Interactive
Interactive servers run on feedback. You are not only gathering, building, and fighting; you are activating systems that answer back. Talk to an NPC to take a job, start a dungeon, or pick a bounty. Use a compass for fast travel. Enter an area and a public event spins up. The world feels responsive because the server is watching for inputs and returning choices, rewards, and new routes.
The loop is structured and decision-heavy. Instead of inventing goals from nothing, you follow clear prompts: quest lines, unlock trees, timed objectives, reputation, and milestones. Hubs and signposted areas matter. GUIs, custom items, and tooltips become normal navigation. Even basic survival tasks like mining or farming are often wired into payouts, bonuses, or progression gates.
Multiplayer is steered by the same systems. Parties form around queueable content, shared objectives, and scheduled events. You will see dungeon groups, boss attempts, town projects, and economies shaped by server rules more than pure improvisation. The good ones stay readable: you can tell what matters next, and your actions consistently move the needle.
Expect curated pacing over sandbox purity.

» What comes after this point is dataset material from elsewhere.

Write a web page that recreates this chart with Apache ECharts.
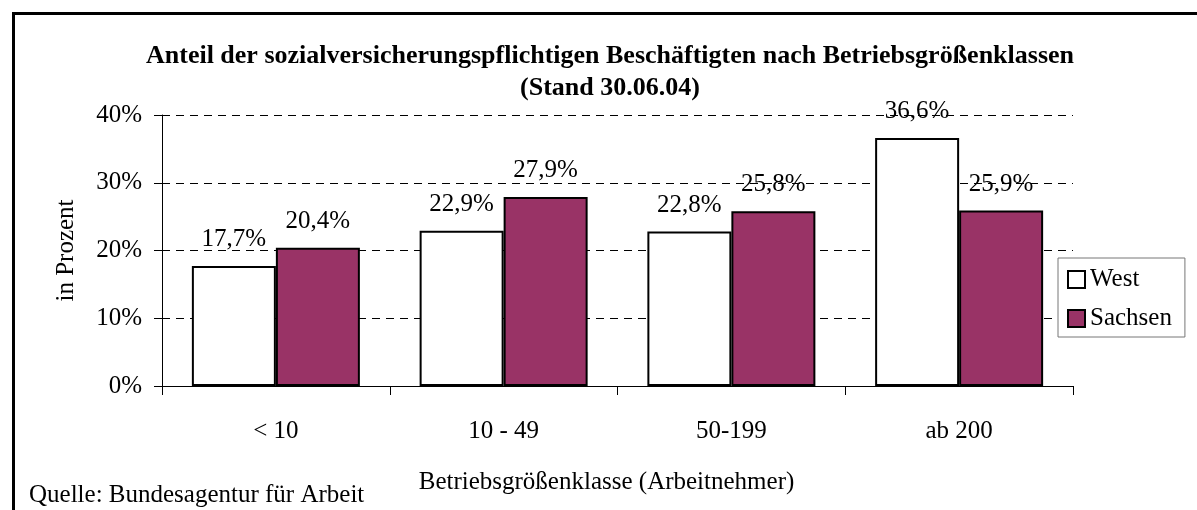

Onboarding is usually strong and quality-of-life is common, but the wilderness can feel less mysterious and more managed. If you like Minecraft as a platform for game-like progression, interactive servers feel busy and alive. If you want quiet, self-directed survival, they can feel pushy or crowded.
What makes a server interactive instead of just running plugins?
Frequency and intent. On interactive servers, menus, NPCs, quests, and events are not side features; they are the main way you choose activities, progress, and get rewards. Plugins are common everywhere, but here they define the play loop.
Do interactive servers need a modpack?
Usually not. Many are vanilla-client with server plugins and sometimes a resource pack. Some use modpacks, but the format is about responsive systems, not required installs.
Is it still survival and building, or more like minigames?
Often it is still survival at the base level, but survival actions are connected to progression. Building can unlock perks or contribute to towns. Resources may be balanced around quests, shops, protected zones, or gated areas rather than pure exploration.
How can I tell if an interactive server is well designed?
Look for clean onboarding, consistent rewards, and minimal menu spam. The best servers make the next step obvious without burying you in GUIs, and they keep progression understandable without forcing you into a single grind.
Are interactive servers commonly pay-to-win?
Not automatically, but the format makes it easy to sell convenience or power. Check what ranks actually give. Cosmetics and quality-of-life are usually fine; direct stat boosts, exclusive gear, or progression skips can distort the whole experience.